The statements, reported by IANS, comes after the RBI, on October 4, cut rates for the fifth time in a row to 5.15 per cent, while also cutting its growth estimate for 2019 to 6.1 per cent from an earlier estimate of 6.9 per cent. This was the lowest RBI repo rate since March 2010.
Speaking on the possibility of another rate cut, Das said, “What we want to say that we are giving some kind of forward guidance that as long as growth momentum remains as it is and till the growth is revived, the RBI will continue to remain in an accommodative mode.”
He added, “You cannot make a conclusion out of it on what is the minimum rate, what is the minimum repo rate where the RBI will take a pause. It is not possible to comment on that at this particular point of time.
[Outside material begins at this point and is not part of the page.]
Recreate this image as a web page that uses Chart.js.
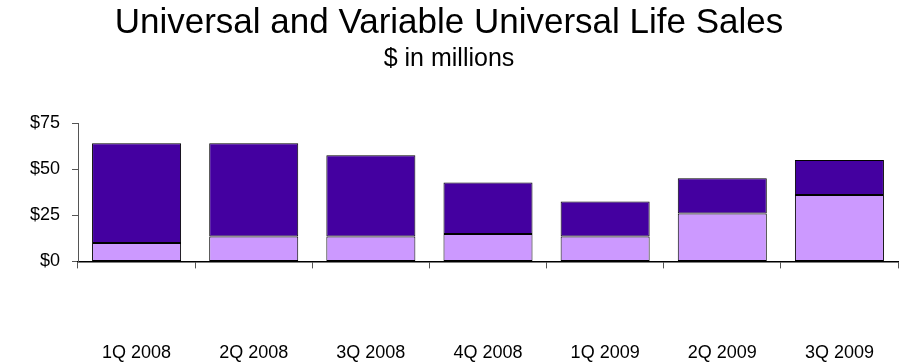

All that it says is to give clear indication that RBI will continue with the accommodative stance as long as it is necessary to revive the growth momentum.”
Das indicated that the next meeting of the Monetary Policy Committee (MPC) will decide on whether a historically low repo rate will become the lower bound or not.
Many analysts predict another rate cut in December, with Goldman Sachs predicting a cut of 25 basis points “consistent with our forecasts of an additional rate cut by the (US) Fed in October”. The last time the RBI rate's went below five per cent was during the Great Recession, between 2009 and 2011.
Das added that the RBI had no reason to doubt the government’s commitment to maintain its fiscal deficit target for the year, which is 3.3 per cent. In similar comments made on October 4, Das said the shortfall incurred by the corporate tax cuts could be made up from other sources of revenue.